Forum consultants worked with the executive director to design a series of progressive meetings with the board program task force/strategy committee and the management team, as well as a group of their nonprofit alumni partners. We learned about the end goals and identified inconsistencies in current plans. We learned about the local context and brought in recommendations on how to align goals without abandoning core principles. We gauged organizational capacity and did only the things that staff couldn’t do. We took responsibility for documenting discussions and recommendations to keep meetings efficient and ensure transparency as we moved between groups.

Wilson, N.C.

When community leaders set out to build an inventory of local services and supports for children and families, they found an array of lists that were out of date, incomplete and overlapping. How could they build a pipeline of supports for youth without knowing what exists, who is served and where the gaps are?

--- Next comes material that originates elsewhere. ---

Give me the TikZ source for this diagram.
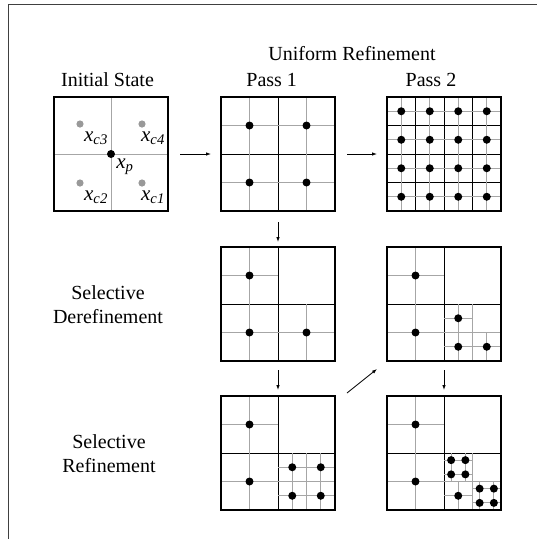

Wilson 20/20 – a partnership of business, government, education and nonprofit leaders – brought in the Forum to conduct a Ready by 21 Landscape Mapping Survey to get a true picture of youth services and opportunities. The city hired youth to build the database, which gave Wilson its first up-to-date list of youth services.

Government, business, education and community leaders formed teams to create a youth master plan, using the survey data to create a youth master plan, setting goals and developing strategies to meet them.